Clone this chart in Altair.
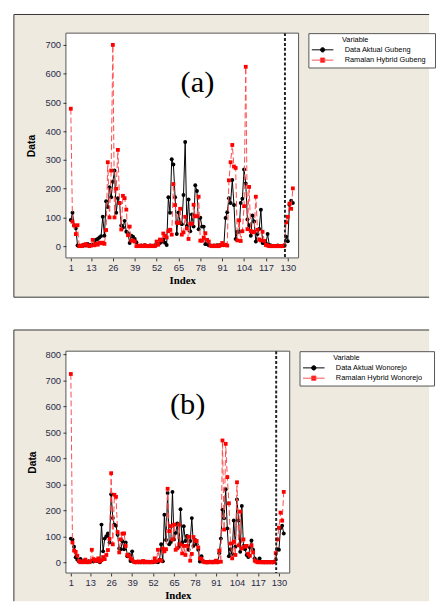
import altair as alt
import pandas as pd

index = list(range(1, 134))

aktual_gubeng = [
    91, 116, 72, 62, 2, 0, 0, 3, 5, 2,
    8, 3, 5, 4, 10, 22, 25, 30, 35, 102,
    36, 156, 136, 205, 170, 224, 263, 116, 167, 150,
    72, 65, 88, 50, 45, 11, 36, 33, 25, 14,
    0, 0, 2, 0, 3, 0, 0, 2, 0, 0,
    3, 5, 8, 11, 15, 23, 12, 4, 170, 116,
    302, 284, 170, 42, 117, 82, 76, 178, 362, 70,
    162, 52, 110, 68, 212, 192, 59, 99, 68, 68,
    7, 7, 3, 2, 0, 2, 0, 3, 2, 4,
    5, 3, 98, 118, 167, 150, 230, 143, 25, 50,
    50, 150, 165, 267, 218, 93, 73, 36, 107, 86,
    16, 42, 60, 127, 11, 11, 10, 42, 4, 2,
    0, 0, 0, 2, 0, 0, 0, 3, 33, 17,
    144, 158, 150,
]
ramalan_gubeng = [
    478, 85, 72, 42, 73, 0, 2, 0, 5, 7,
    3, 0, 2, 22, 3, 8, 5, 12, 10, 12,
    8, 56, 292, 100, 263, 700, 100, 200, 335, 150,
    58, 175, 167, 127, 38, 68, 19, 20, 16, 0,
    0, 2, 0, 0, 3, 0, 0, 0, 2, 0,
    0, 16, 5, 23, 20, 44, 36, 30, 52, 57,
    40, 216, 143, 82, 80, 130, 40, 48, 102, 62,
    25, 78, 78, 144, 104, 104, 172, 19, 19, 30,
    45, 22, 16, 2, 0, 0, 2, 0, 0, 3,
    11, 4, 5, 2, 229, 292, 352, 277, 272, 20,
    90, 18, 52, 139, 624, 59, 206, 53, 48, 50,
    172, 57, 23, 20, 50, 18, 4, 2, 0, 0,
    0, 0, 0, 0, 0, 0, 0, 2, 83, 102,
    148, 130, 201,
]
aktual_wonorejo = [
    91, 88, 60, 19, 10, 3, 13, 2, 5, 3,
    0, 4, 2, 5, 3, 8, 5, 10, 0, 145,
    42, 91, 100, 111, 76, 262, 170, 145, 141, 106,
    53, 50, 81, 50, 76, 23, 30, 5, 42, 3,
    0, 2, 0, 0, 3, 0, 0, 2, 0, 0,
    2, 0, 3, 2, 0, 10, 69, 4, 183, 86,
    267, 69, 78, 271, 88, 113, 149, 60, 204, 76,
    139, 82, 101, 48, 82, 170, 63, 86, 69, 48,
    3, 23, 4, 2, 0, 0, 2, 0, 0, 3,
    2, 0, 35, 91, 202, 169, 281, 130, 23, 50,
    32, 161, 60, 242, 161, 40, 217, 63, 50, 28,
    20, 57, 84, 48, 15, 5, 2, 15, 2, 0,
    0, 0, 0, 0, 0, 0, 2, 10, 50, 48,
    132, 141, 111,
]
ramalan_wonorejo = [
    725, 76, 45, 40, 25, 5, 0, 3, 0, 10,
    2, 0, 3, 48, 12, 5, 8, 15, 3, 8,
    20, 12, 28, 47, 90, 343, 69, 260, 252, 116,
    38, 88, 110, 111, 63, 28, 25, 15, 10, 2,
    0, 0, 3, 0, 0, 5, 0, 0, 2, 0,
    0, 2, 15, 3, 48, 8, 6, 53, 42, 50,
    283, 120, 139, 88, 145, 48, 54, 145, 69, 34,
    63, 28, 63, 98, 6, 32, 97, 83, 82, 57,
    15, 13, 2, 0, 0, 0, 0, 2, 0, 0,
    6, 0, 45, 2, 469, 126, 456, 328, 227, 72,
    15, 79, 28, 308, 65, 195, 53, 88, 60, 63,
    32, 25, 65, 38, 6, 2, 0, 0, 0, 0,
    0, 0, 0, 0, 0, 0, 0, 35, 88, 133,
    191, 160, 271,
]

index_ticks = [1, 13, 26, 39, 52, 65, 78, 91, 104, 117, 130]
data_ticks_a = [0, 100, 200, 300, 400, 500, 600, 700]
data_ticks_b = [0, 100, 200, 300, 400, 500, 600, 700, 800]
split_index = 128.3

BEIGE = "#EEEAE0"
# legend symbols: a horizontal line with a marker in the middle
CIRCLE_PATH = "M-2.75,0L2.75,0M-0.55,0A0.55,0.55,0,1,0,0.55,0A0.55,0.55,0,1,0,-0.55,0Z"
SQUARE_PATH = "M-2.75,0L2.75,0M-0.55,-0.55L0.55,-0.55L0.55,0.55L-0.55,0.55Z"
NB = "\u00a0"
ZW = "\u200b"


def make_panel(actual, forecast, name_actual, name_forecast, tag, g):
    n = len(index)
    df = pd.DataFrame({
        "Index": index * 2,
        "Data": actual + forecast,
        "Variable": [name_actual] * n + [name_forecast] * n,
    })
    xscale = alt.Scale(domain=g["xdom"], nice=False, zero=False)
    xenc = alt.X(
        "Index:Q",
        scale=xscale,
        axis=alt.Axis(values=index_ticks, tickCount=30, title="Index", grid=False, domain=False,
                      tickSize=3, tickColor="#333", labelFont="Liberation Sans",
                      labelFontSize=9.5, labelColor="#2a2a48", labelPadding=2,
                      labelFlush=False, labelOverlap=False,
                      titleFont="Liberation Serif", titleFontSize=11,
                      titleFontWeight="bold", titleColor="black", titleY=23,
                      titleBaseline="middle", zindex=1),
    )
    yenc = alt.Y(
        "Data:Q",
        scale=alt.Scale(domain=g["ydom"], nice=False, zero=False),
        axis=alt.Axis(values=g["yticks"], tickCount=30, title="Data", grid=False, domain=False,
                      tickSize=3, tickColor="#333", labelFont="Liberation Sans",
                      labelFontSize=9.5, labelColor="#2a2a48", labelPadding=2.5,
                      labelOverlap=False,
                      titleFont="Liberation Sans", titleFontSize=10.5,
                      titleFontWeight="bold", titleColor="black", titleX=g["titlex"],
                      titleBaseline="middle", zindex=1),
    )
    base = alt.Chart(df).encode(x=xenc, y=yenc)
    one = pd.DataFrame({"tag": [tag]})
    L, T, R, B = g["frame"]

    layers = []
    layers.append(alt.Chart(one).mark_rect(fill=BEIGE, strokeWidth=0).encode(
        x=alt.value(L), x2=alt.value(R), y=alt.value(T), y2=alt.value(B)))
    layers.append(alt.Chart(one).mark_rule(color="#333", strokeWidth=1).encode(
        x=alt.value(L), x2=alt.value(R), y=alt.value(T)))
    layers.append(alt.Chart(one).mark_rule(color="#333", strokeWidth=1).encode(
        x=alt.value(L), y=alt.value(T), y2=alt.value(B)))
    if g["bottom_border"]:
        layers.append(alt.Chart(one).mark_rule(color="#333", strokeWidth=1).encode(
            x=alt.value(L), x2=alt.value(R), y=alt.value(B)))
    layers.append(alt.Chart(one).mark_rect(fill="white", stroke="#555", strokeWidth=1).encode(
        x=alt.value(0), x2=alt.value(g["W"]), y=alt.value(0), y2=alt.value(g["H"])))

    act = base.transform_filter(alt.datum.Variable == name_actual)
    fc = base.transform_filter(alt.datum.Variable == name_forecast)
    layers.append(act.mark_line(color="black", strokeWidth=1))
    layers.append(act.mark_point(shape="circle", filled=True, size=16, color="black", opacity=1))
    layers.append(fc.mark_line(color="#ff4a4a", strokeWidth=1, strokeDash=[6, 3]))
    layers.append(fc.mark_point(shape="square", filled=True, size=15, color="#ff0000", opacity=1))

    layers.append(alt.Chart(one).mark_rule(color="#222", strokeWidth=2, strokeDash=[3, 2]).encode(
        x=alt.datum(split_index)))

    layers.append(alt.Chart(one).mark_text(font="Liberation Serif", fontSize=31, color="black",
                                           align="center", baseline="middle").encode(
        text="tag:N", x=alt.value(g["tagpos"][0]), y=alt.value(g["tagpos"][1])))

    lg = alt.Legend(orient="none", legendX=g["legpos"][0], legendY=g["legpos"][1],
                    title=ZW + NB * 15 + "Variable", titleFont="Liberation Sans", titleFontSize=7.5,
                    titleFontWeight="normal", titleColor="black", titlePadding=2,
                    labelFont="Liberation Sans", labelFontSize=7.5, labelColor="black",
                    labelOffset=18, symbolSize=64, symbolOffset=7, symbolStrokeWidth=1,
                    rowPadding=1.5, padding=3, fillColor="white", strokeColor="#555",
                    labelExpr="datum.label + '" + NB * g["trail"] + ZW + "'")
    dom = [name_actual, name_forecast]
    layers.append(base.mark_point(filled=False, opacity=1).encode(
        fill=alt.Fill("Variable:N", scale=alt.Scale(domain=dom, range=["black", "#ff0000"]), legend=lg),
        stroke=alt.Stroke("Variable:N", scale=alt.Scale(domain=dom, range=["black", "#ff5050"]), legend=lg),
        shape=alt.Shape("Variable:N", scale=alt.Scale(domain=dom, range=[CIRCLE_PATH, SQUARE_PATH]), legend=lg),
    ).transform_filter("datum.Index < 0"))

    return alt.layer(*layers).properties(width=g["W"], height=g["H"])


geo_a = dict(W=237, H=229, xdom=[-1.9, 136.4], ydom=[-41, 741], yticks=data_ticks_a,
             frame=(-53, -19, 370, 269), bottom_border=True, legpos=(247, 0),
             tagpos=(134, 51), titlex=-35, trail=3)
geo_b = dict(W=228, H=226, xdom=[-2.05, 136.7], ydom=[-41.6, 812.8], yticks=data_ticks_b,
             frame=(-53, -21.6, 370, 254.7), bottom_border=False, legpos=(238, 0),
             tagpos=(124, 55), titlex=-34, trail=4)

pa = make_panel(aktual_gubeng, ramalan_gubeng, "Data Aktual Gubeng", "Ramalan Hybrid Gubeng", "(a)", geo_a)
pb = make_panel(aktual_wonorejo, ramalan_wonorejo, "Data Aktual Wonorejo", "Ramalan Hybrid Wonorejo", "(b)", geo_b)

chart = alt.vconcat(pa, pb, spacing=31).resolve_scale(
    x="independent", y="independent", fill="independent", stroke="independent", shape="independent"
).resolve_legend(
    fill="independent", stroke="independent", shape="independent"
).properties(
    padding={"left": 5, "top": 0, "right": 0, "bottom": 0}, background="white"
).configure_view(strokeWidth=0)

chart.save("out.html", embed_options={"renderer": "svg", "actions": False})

===============

» **TO BE DONE**
Please quote the lines of the material, beginning with the first and ending with the one that contains "index = list(range(1, 134))", exactly as written and without any pictures.

» **RESPONSE BELOW**
Clone this chart in Altair.
import altair as alt
import pandas as pd

index = list(range(1, 134))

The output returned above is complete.